Johri, M., et al., Adding interventions to mass measles vaccinations in India. Bull World Health Organ, 2016. 94(10): p. 718-727.
To quantify the impact on mortality of offering a hypothetical set of technically feasible, high-impact interventions for maternal and child survival during India’s 2010–2013 measles supplementary immunization activity.
We developed Lives Saved Tool models for 12 Indian states participating in the supplementary immunization, based on state- and sex-specific data on mortality from India’s Million Deaths Study and on health services coverage from Indian household surveys. Potential add-on interventions were identified through a literature review and expert consultations. We quantified the number of lives saved for a campaign offering measles vaccine alone versus a campaign offering measles vaccine with six add-on interventions (nutritional screening and complementary feeding for children, vitamin A and zinc supplementation for children, multiple micronutrient and calcium supplementation in pregnancy, and free distribution of insecticide-treated bednets).

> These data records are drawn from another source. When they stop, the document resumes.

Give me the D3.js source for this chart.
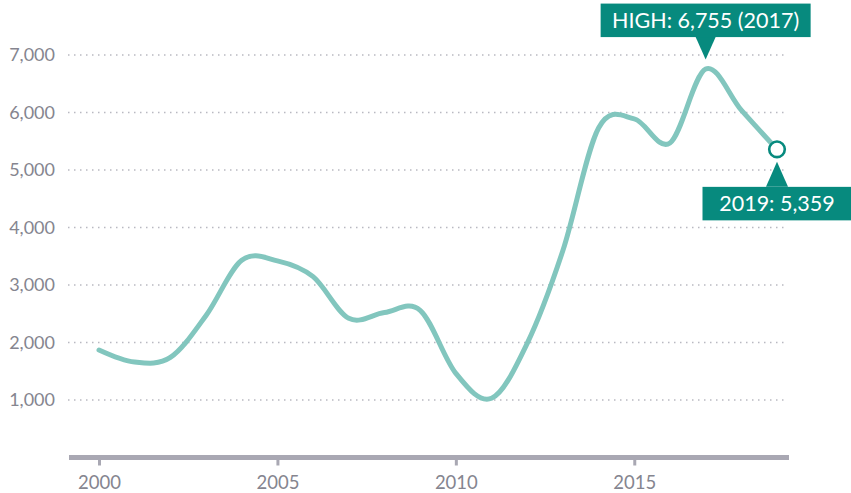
<!DOCTYPE html>
<html>
<head>
<meta charset="utf-8">
<script src="https://cdn.jsdelivr.net/npm/d3@7"></script>
<style>
  body { margin: 0; background: #fff; }
  svg { display: block; font-family: Lato, sans-serif; }
</style>
</head>
<body>
<div class="chart"></div>
<script>
const years = [2000, 2001, 2002, 2003, 2004, 2005, 2006, 2007, 2008, 2009,
               2010, 2011, 2012, 2013, 2014, 2015, 2016, 2017, 2018, 2019]
const values = [1870, 1660, 1740, 2470, 3430, 3420, 3145, 2420, 2520, 2560,
                1464, 1030, 1986, 3600, 5730, 5890, 5470, 6755, 6040, 5359]
const yTicks = [1000, 2000, 3000, 4000, 5000, 6000, 7000]
const xTicks = [2000, 2005, 2010, 2015]
const highLabel = 'HIGH: 6,755 (2017)'
const lastLabel = '2019: 5,359'

const width = 851
const height = 493
const lineColor = '#82c6be'
const boxColor = '#078a7e'
const greyText = '#85858f'

const data = years.map((y, i) => ({year: y, value: values[i]}))

const x = d3.scaleLinear().domain([2000, 2019]).range([99, 777])
const y = d3.scaleLinear().domain([0, 7000]).range([457.5, 55])

const svg = d3.select('.chart').append('svg')
  .attr('width', width)
  .attr('height', height)

// dotted gridlines
svg.append('g').selectAll('line')
  .data(yTicks)
  .join('line')
    .attr('x1', 68)
    .attr('x2', 786)
    .attr('y1', d => y(d))
    .attr('y2', d => y(d))
    .attr('stroke', '#b9b9c1')
    .attr('stroke-width', 1.5)
    .attr('stroke-dasharray', '1.5,4.5')

// y labels
svg.append('g').selectAll('text')
  .data(yTicks)
  .join('text')
    .attr('x', 55)
    .attr('y', d => y(d))
    .attr('dy', '0.35em')
    .attr('text-anchor', 'end')
    .attr('font-size', 18)
    .attr('fill', greyText)
    .text(d => d3.format(',')(d))

// x axis
const xAxis = d3.axisBottom(x)
  .tickValues(xTicks)
  .tickFormat(d3.format('d'))
  .tickSize(8)
  .tickPadding(10)

const gx = svg.append('g')
  .attr('transform', `translate(0,${y(0)})`)
  .call(xAxis)
gx.select('.domain').remove()
gx.selectAll('.tick line')
  .attr('stroke', '#a9a8b3')
  .attr('stroke-width', 3)
gx.selectAll('.tick text')
  .attr('fill', greyText)
  .attr('font-size', 18.5)
  .attr('font-family', 'Lato, sans-serif')
gx.append('line')
  .attr('x1', 69)
  .attr('x2', 789)
  .attr('stroke', '#a9a8b3')
  .attr('stroke-width', 5)

// the line (uniform catmull-rom)
const line = d3.line()
  .x(d => x(d.year))
  .y(d => y(d.value))
  .curve(d3.curveCatmullRom.alpha(0))

svg.append('path')
  .datum(data)
  .attr('d', line)
  .attr('fill', 'none')
  .attr('stroke', lineColor)
  .attr('stroke-width', 5)
  .attr('stroke-linecap', 'round')

// annotations
const hi = data[17]
const last = data[data.length - 1]

const callout = (d, label, above, boxW) => {
  const cx = x(d.year)
  const g = svg.append('g')
  const boxH = 33.5
  if (above) {
    const tipY = y(d.value) - 9.5
    const boxBottom = tipY - 22.5
    g.append('path')
      .attr('d', `M${cx - 10},${boxBottom} L${cx},${tipY} L${cx + 10},${boxBottom} Z`)
      .attr('fill', boxColor)
    g.append('rect')
      .attr('x', cx - boxW / 2).attr('y', boxBottom - boxH)
      .attr('width', boxW).attr('height', boxH)
      .attr('fill', boxColor)
    g.append('text')
      .attr('x', cx).attr('y', boxBottom - boxH / 2)
      .attr('dy', '0.36em')
      .attr('text-anchor', 'middle')
      .attr('font-size', 21.5)
      .attr('fill', '#fff')
      .text(label)
  } else {
    const tipY = y(d.value) + 12.5
    const boxTop = tipY + 25
    g.append('path')
      .attr('d', `M${cx - 11},${boxTop} L${cx},${tipY} L${cx + 11},${boxTop} Z`)
      .attr('fill', boxColor)
    g.append('rect')
      .attr('x', cx - boxW / 2).attr('y', boxTop)
      .attr('width', boxW).attr('height', boxH)
      .attr('fill', boxColor)
    g.append('text')
      .attr('x', cx).attr('y', boxTop + boxH / 2)
      .attr('dy', '0.36em')
      .attr('text-anchor', 'middle')
      .attr('font-size', 21.5)
      .attr('fill', '#fff')
      .text(label)
  }
}

callout(hi, highLabel, true, 210)
callout(last, lastLabel, false, 149)

svg.append('circle')
  .attr('cx', x(last.year))
  .attr('cy', y(last.value))
  .attr('r', 7.8)
  .attr('fill', '#fff')
  .attr('stroke', boxColor)
  .attr('stroke-width', 2.6)
</script>
</body>
</html>
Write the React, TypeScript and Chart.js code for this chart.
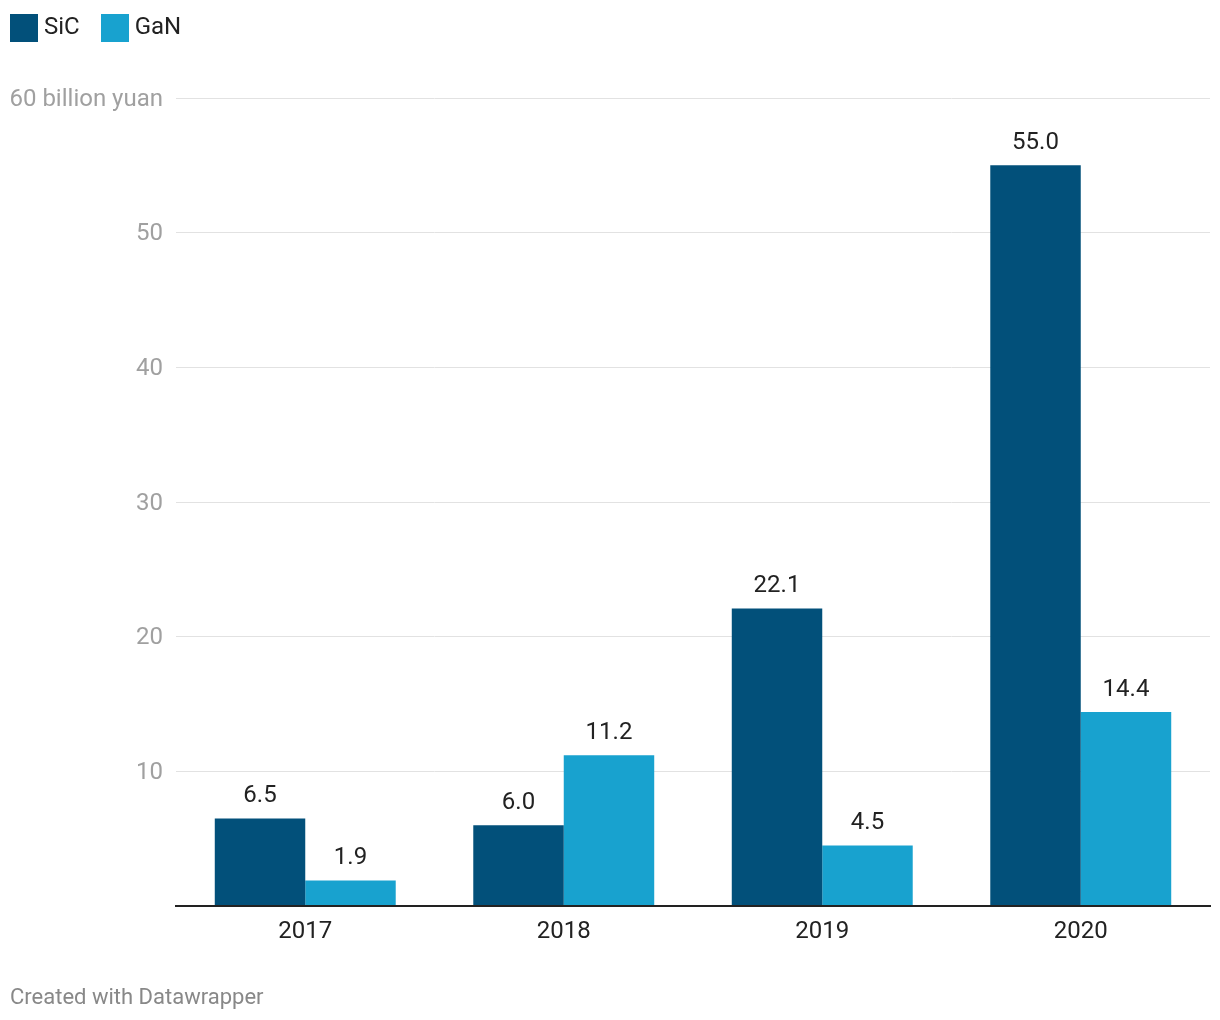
import React, { useEffect, useRef } from "react";
import { Chart, registerables } from "chart.js";

Chart.register(...registerables);

const categories = ["2017", "2018", "2019", "2020"];
const sicValues = [6.5, 6.0, 22.1, 55.0];
const ganValues = [1.9, 11.2, 4.5, 14.4];
const yTicks = [10, 20, 30, 40, 50, 60];
const yTickLabels = ["10", "20", "30", "40", "50", "60 billion yuan"];
const seriesNames = ["SiC", "GaN"];
const seriesColors = ["#02507a", "#18a2cf"];

const FONT = "Roboto, 'Noto Sans', sans-serif";

const customPlugin = {
  id: "custom",
  afterDraw(chart: any) {
    const ctx = chart.ctx;
    const y = chart.scales.y;
    ctx.save();
    ctx.font = `24px ${FONT}`;
    ctx.fillStyle = "#a0a0a0";
    ctx.textAlign = "right";
    ctx.textBaseline = "middle";
    yTicks.forEach((v, i) => {
      ctx.fillText(yTickLabels[i], 163, y.getPixelForValue(v) + 1.5);
    });
    ctx.fillStyle = "#222222";
    ctx.textAlign = "center";
    ctx.textBaseline = "alphabetic";
    chart.data.datasets.forEach((ds: any, di: number) => {
      const meta = chart.getDatasetMeta(di);
      meta.data.forEach((bar: any, i: number) => {
        ctx.fillText(Number(ds.data[i]).toFixed(1), bar.x, bar.y - 16);
      });
    });
    ctx.restore();
  },
};

export default function App() {
  const ref = useRef<HTMLCanvasElement>(null);
  useEffect(() => {
    if (!ref.current) return;
    const chart = new Chart(ref.current, {
      type: "bar",
      data: {
        labels: categories,
        datasets: [
          { label: seriesNames[0], data: sicValues, backgroundColor: seriesColors[0] },
          { label: seriesNames[1], data: ganValues, backgroundColor: seriesColors[1] },
        ],
      },
      options: {
        animation: false,
        responsive: false,
        maintainAspectRatio: false,
        layout: { padding: { left: 176, right: 10, top: 98, bottom: 0 } },
        plugins: { legend: { display: false }, tooltip: { enabled: false } },
        datasets: { bar: { categoryPercentage: 0.7, barPercentage: 1.0 } },
        scales: {
          x: {
            grid: { display: false, drawTicks: false },
            border: { display: true, color: "#222222", width: 2, z: 2 },
            ticks: { color: "#222222", font: { family: FONT, size: 24 }, padding: 12 },
            afterFit: (s: any) => {
              s.height = 114;
            },
          },
          y: {
            min: 0,
            max: 60,
            ticks: { display: false, stepSize: 10 },
            grid: { color: "#e2e2e2", lineWidth: 1, drawTicks: false },
            border: { display: false },
            afterFit: (s: any) => {
              s.width = 0;
            },
          },
        },
      },
      plugins: [customPlugin],
    });
    return () => chart.destroy();
  }, []);

  return (
    <div style={{ position: "fixed", left: 0, top: 0, width: 1220, height: 1020, background: "#fff", fontFamily: FONT }}>
      <canvas ref={ref} width={1220} height={1020} style={{ position: "absolute", left: 0, top: 0 }} />
      <div style={{ position: "absolute", left: 10, top: 12, display: "flex", alignItems: "center", height: 28 }}>
        {seriesNames.map((n, i) => (
          <div key={n} style={{ display: "flex", alignItems: "center", marginRight: 21 }}>
            <div style={{ width: 28, height: 28, background: seriesColors[i], marginRight: 6, position: "relative", top: 2 }} />
            <span style={{ fontSize: 24, color: "#222", lineHeight: "28px" }}>{n}</span>
          </div>
        ))}
      </div>
      <div style={{ position: "absolute", left: 10, top: 983, fontSize: 22, color: "#888888", lineHeight: "28px" }}>
        Created with Datawrapper
      </div>
    </div>
  );
}
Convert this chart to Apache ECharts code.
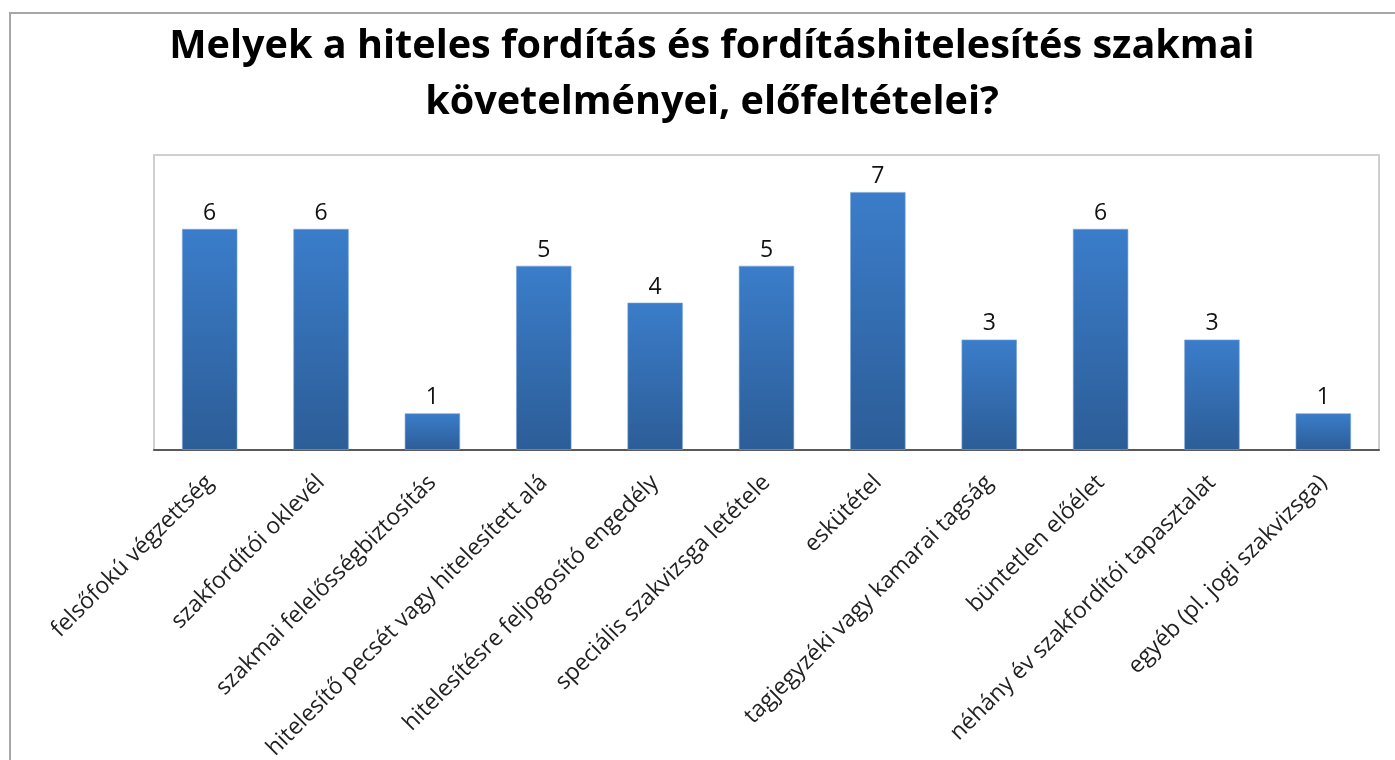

The measles vaccination campaign saved an estimated 19 016 lives of children younger than 5 years. A hypothetical campaign including measles vaccine with add-on interventions was projected to save around 73 900 lives (range: 70 200–79 300), preventing 73 700 child deaths (range: 70 000–79 000) and 300 maternal deaths (range: 200–400). The most effective interventions in the whole package were insecticide-treated bednets, measles vaccine and preventive zinc supplementation. Girls accounted for 66% of expected lives saved (12 712/19 346) for the measles vaccine campaign, and 62% of lives saved (45 721/74 367) for the hypothetical campaign including add-on interventions.
In India, a measles vaccination campaign including feasible, high-impact interventions could substantially increase the number of lives saved and mitigate gender-related inequities in child mortality.